Om te conditioneren moeten er dus bevestigers worden gegeven. Dit kan op twee manieren:
- Continue: Elke keer dat een dier bepaald gedrag vertoont wordt de bevestiger gebruikt. Door continue te conditioneren wordt het gedrag snel geleerd.
- Partieel: Soms volgt op een bepaald gedrag wel een bevestiger en andere keren volgt er geen bevestiger. Door maar af en toe bevestigers te gebruiken wordt het gedrag minder snel aangeleerd.


Operante conditionering in het dagelijks leven

Operante conditionering wordt in het dagelijks leven zowel bij mensen als bij dieren toegepast. Bij operante conditionering bij de mens kun je denken aan ouders die hun kind opvoeden. Wanneer ze hun kind willen leren wat wel mag en wat niet mag zullen ze ook gebruik maken van ‘’bevestigers en straffers’’. Het naar de kamer sturen is een voorbeeld van een veel voorkomende straffer.
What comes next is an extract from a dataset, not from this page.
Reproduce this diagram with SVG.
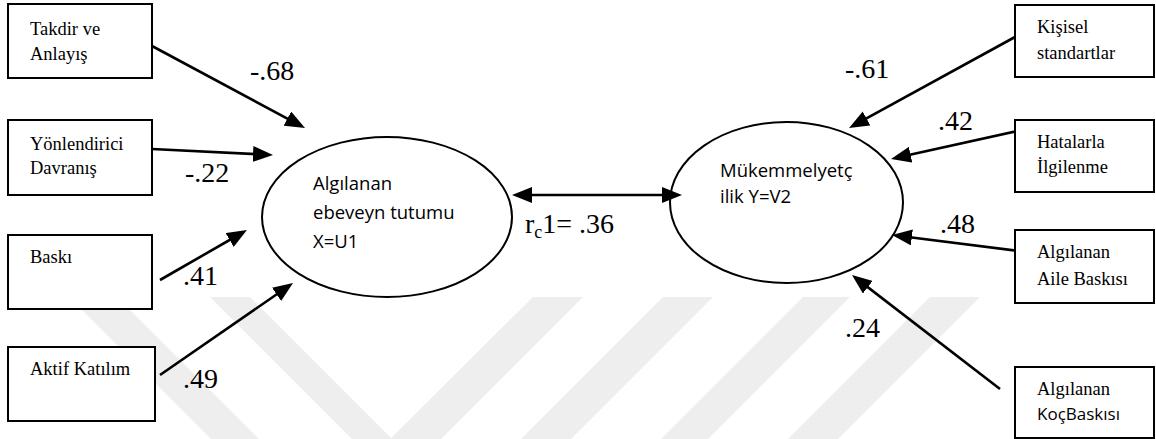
<svg xmlns="http://www.w3.org/2000/svg" width="1156" height="439" viewBox="0 0 1156 439">
<style>
.wm{fill:#eeeeee;stroke:none}
.box{fill:#ffffff;stroke:#000;stroke-width:2}
.ell{fill:none;stroke:#000;stroke-width:2}
.bt{font-family:"Liberation Serif",serif;font-size:18.5px;fill:#000}
.bs{font-family:"Open Sans","Liberation Sans",sans-serif;font-size:17px;fill:#000}
.et{font-family:"Open Sans","Liberation Sans",sans-serif;font-size:18.5px;fill:#000}
.coef{font-family:"Liberation Serif",serif;font-size:28px;fill:#000}
.arr{stroke:#000;stroke-width:2.6;fill:none;marker-end:url(#ah)}
</style>
<defs>
<marker id="ah" markerUnits="userSpaceOnUse" markerWidth="20" markerHeight="16" refX="10" refY="8" orient="auto-start-reverse" viewBox="0 0 20 16">
<path d="M0,0 L20,8 L0,16 z" fill="#000"/>
</marker>
</defs>
<g id="watermark">
<polygon class="wm" points="69,297 117,297 259,439 211,439"/>
<polygon class="wm" points="210,297 250,297 391,438 533,297 583,297 441,439 352,439"/>
<polygon class="wm" points="663,297 713,297 571,439 521,439"/>
<polygon class="wm" points="803,297 850,297 708,439 661,439"/>
<polygon class="wm" points="930,297 980,297 838,439 788,439"/>
</g>
<g id="connectors">
<line class="arr" x1="152" y1="46" x2="296.2" y2="123.3"/>
<line class="arr" x1="152" y1="149" x2="263" y2="154.5"/>
<line class="arr" x1="160" y1="280" x2="238.3" y2="235"/>
<line class="arr" x1="160" y1="375" x2="284.8" y2="288.7"/>
<line class="arr" x1="522" y1="195" x2="672" y2="195" marker-start="url(#ah)"/>
<line class="arr" x1="1015" y1="37" x2="857.8" y2="123.2"/>
<line class="arr" x1="1022" y1="130" x2="900.8" y2="156.8"/>
<line class="arr" x1="1027" y1="252" x2="901.9" y2="236.2"/>
<line class="arr" x1="1000" y1="389" x2="859.9" y2="281.1"/>
</g>
<g id="labels">
<text class="coef" x="250" y="80">-.68</text>
<text class="coef" x="185" y="182">-.22</text>
<text class="coef" x="183" y="285">.41</text>
<text class="coef" x="183" y="388">.49</text>
<text class="coef" x="525" y="233">r<tspan font-size="18" dy="5">c</tspan><tspan dy="-5">1= .36</tspan></text>
<text class="coef" x="845" y="78">-.61</text>
<text class="coef" x="938" y="130">.42</text>
<text class="coef" x="940" y="233">.48</text>
<text class="coef" x="845" y="337">.24</text>
</g>
<g id="node-takdir">
<rect class="box" x="8" y="4" width="144" height="74"/>
<text class="bt" x="30" y="35">Takdir ve</text>
<text class="bt" x="30" y="60">Anlayış</text>
</g>
<g id="node-yonlendirici">
<rect class="box" x="8" y="120" width="144" height="75"/>
<text class="bt" x="30" y="150">Yönlendirici</text>
<text class="bt" x="30" y="174">Davranış</text>
</g>
<g id="node-baski">
<rect class="box" x="8" y="235" width="144" height="74"/>
<text class="bt" x="30" y="263">Baskı</text>
</g>
<g id="node-aktif">
<rect class="box" x="8" y="347" width="147" height="74"/>
<text class="bt" x="30" y="375">Aktif Katılım</text>
</g>
<g id="node-ebeveyn">
<ellipse class="ell" cx="387" cy="217" rx="125" ry="80"/>
<text class="et" x="313" y="190">Algılanan</text>
<text class="et" x="313" y="219">ebeveyn tutumu</text>
<text class="et" x="313" y="248" font-size="17">X=U1</text>
</g>
<g id="node-mukemmel">
<ellipse class="ell" cx="786.5" cy="202.5" rx="116.5" ry="80.5"/>
<text class="et" x="720" y="177" font-size="21">Mükemmelyetç</text>
<text class="et" x="720" y="203" font-size="17.5">ilik Y=V2</text>
</g>
<g id="node-kisisel">
<rect class="box" x="1015" y="5" width="139" height="72"/>
<text class="bt" x="1037" y="33">Kişisel</text>
<text class="bt" x="1037" y="59">standartlar</text>
</g>
<g id="node-hatalarla">
<rect class="box" x="1015" y="120" width="139" height="72"/>
<text class="bt" x="1037" y="148">Hatalarla</text>
<text class="bt" x="1037" y="173">İlgilenme</text>
</g>
<g id="node-aile">
<rect class="box" x="1015" y="230" width="139" height="73"/>
<text class="bt" x="1037" y="258">Algılanan</text>
<text class="bt" x="1037" y="285">Aile Baskısı</text>
</g>
<g id="node-koc">
<rect class="box" x="1015" y="367" width="139" height="71"/>
<text class="bt" x="1037" y="395">Algılanan</text>
<text class="bs" x="1037" y="420">KoçBaskısı</text>
</g>
</svg>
Bij bevestigers kun je bijvoorbeeld denken aan het geven van complimenten.
Bij dieren komt operante conditionering ook erg veel voor. Bij zo’n beetje elk dier is het mogelijk om operante conditionering toe te passen. Denk bijvoorbeeld aan het opvoeden van een pup. Deze moet leren (door middel van bevestigers en straffers) dat hij bepaalde dingen niet mag doen en omgekeerd dat andere dingen juist goed zijn.



Operante conditionering met betrekking tot ons rattenonderzoek

Tijdens onze experimenten zullen wij gebruik maken van operante conditionering. Wanneer de ratten het gewenste gedrag uitvoeren zullen zij een beloning krijgen in de vorm van een snoepje. Dit is dus de positieve bevestiger; het positieve gedrag wordt bevestigt door het gedrag te belonen met een positief effect. Wanneer de ratten niet het gewenste gedrag uitvoeren zullen zij deze beloning niet krijgen. Dit is de negatieve straffer; het negatieve gedrag wordt bestraft door het uitblijven van een positief effect. De bevestigers worden bij onze experimenten dus continue gegeven. Continue bevestigen staat namelijk voor sneller aanleren van gedrag dan partieel bevestigen.


Bij operante conditionering staat herhaling ook centraal. Daarom zullen wij onze experimenten meerder keren uitvoeren. Op deze manier maken wij dus gebruik van alle aspecten van operante conditionering.